The five strategic ‘axes’:
Increasing the supply of housing (private, public, co-operative)
In order to ensure an increase in the supply of housing – whether private (stimulated by the adoption of various incentive measures, particularly tax measures); public (to support families and individuals in a more vulnerable situation, by mobilising existing housing stock or new construction); cooperative, or the result of a coordinated response with the third sector – the government intends to:
- Make land occupation limitations, urban densities (including high-rise construction) and construction demands and requirements more flexible, as well as the possibility of increasing urban perimeters, “guaranteeing a sustainable and socially cohesive and harmonious use of the territory as a way of guaranteeing access to housing”.
- Create conditions for “agricultural housing” at more affordable prices in rural and inland areas, namely by creating new urbanisable areas in Municipal Master Plans (PDM), especially in municipalities threatened by population loss;
- Inject into the market vacant or underutilised properties and public land
Create an exceptional and temporary scheme to eliminate or reduce tax costs on construction or rehabilitation work on properties intended for permanent habitation, regardless of their location in an ARU (area of urban rehabilitation). How? Through the substantial reduction or elimination of urbanisation, building, use and occupation taxes; the application of VAT at the minimum rate of 6% on construction and rehabilitation works and services, and the extension of tax deductibility.

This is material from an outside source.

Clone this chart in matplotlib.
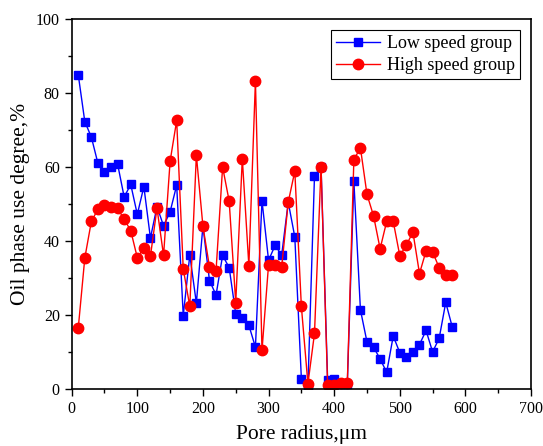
import matplotlib
matplotlib.use('Agg')
import matplotlib.pyplot as plt
from matplotlib.ticker import MultipleLocator

plt.rcParams['font.family'] = ['Liberation Serif', 'DejaVu Serif']
plt.rcParams['mathtext.fontset'] = 'stix'

# Pore radius (um)
radius = list(range(10, 590, 10))

# Oil phase use degree (%) - low speed group
low_speed = [85.0, 72.3, 68.1, 61.0, 58.6, 60.0, 60.8, 51.9, 55.3, 47.2,
             54.7, 40.8, 49.3, 44.1, 47.9, 55.1, 19.8, 36.2, 23.2, 44.1,
             29.3, 25.4, 36.1, 32.8, 20.3, 19.2, 17.2, 11.3, 50.9, 34.8,
             38.8, 36.2, 50.5, 41.1, 2.8, 0.8, 57.6, 60.0, 2.5, 2.6,
             1.2, 1.2, 56.2, 21.4, 12.7, 11.3, 8.1, 4.5, 14.3, 9.8,
             8.7, 9.9, 12.0, 15.8, 10.0, 13.7, 23.4, 16.7]

# Oil phase use degree (%) - high speed group
high_speed = [16.4, 35.4, 45.3, 48.6, 49.8, 49.3, 48.8, 45.9, 42.8, 35.5,
              38.1, 35.9, 48.9, 36.1, 61.6, 72.6, 32.5, 22.3, 63.2, 44.0,
              33.0, 32.0, 60.0, 50.8, 23.3, 62.3, 33.3, 83.3, 10.4, 33.6,
              33.6, 33.0, 50.5, 58.9, 22.3, 1.4, 15.0, 60.1, 1.1, 1.1,
              1.5, 1.5, 62.0, 65.2, 52.6, 46.8, 37.9, 45.3, 45.3, 36.0,
              38.9, 42.4, 31.2, 37.3, 37.0, 32.8, 30.8, 30.8]

fig = plt.figure(figsize=(5.43, 4.46), dpi=100)
ax = fig.add_axes([0.132, 0.128, 0.846, 0.829])

ax.plot(radius, low_speed, color='blue', lw=1, marker='s', ms=6,
        label='Low speed group')
ax.plot(radius, high_speed, color='red', lw=1, marker='o', ms=7.5,
        label='High speed group')

ax.set_xlim(0, 700)
ax.set_ylim(0, 100)
ax.xaxis.set_major_locator(MultipleLocator(100))
ax.xaxis.set_minor_locator(MultipleLocator(50))
ax.yaxis.set_major_locator(MultipleLocator(20))
ax.yaxis.set_minor_locator(MultipleLocator(10))
ax.tick_params(which='major', direction='out', length=5, width=1, labelsize=11.5)
ax.tick_params(which='minor', direction='out', length=3, width=1)
for s in ax.spines.values():
    s.set_linewidth(1.2)

ax.set_xlabel('Pore radius,μm', fontsize=15.5, labelpad=6)
ax.set_ylabel('Oil phase use degree,%', fontsize=15.5, labelpad=4)

leg = ax.legend(loc='upper right', fontsize=13, fancybox=False, edgecolor='black',
                framealpha=1, borderaxespad=0.6, handlelength=2.4,
                handletextpad=0.4, labelspacing=0.25, borderpad=0.3)
leg.get_frame().set_linewidth(0.8)

fig.savefig('out.png', dpi=100)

- Create a Public-Private Partnership programme for “large-scale construction and rehabilitation of both general housing and student accommodation”;
- Encourage new housing concepts: build to rent, mixed housing with urban density bonuses for moderate cost housing, co-living, modular housing, housing co-operatives, dual flexible use of student residences;
- Analyse the new urban simplex;
- Plan and implement a public transport policy and supply “that supports the possibility of increasing urban perimeters and shortening the physical and temporal distances between existing ones, guaranteeing sustainable and socially cohesive and harmonious use of the territory as a way of guaranteeing access to housing”.
Stability and confidence in renting
A long text on Idealista’s property website explains that the new government believes that the challenge of housing “cannot be won without the recovery of confidence in the rental market: “it is imperative to create a climate of confidence and security so that housing suitable for habitation is placed on the market”. And thus, there is the need to:
- Evaluate “counter-reforms” introduced in the last eight years in terms of rent and works, in particular those relating to duration and renewals (“especially those of 2019”);
- Review and speed up the mechanisms for rapid resolution of disputes in the event of non-compliance with rental contracts;
- Evaluate the rent insurance mechanism provided for by law since 2013 and only implemented in 2019
Support for vulnerable tenants
The government recognises that “there are many current and prospective tenants experiencing great difficulties and that a public policy to help them in this period of market imbalance is justified”, but argues that stabilisation should be done “by subsidising tenants who need it, and not by generalised punishment of landlords, which would be paid for by everyone in the long run”. As such, it wants
- The replacement of administrative price limitations with public subsidisation of tenants in situations of vulnerability/ effective need (measured according to the effort rate and income level);
- Maintenance, “until the market stabilises”, of a dynamic rent subsidy that guarantees a contribution to families with high effort rates (meaning families who are spending ‘too much of their income’ securing the roof over their heads).
Supporting young people in buying first homes
The government wants to “free young people from paying two down payments” when buying a house. These expensive additions to the process of house purchase involve IMT (tax) and stamp duty, and the deposit usually demanded for any mortgage. The new plan consists of:
- Eliminating IMT and Stamp Duty for the purchase of own permanent housing by young people up to the age of 35;
- A public guarantee to make it possible for young people to finance the entire price of their first home.
This means that if the government’s programme is approved this week, young people up to the age of 35 will have a much brighter future in this country.
In many ways, this measure is ingenious: political parties voting the government down will be seen by younger generations as parties that think more of political manoeuvering than the good of the country’s citizens.
AD’s housing policy also refers to increasing the scope of the Porta 65 programme – another measure focused on the young – although it does not provide further details, says Idealista.
As Idealista’s text stresses, all these measures will require approval by “an absolute majority of MPs in office” – and this is the great challenge of the AD government: getting its ideas accepted by a parliament filled with antagonistic ideologies.
Another ‘moot point’ is the cost of all these reforms: so far, the financial nitty gritty has not been explained.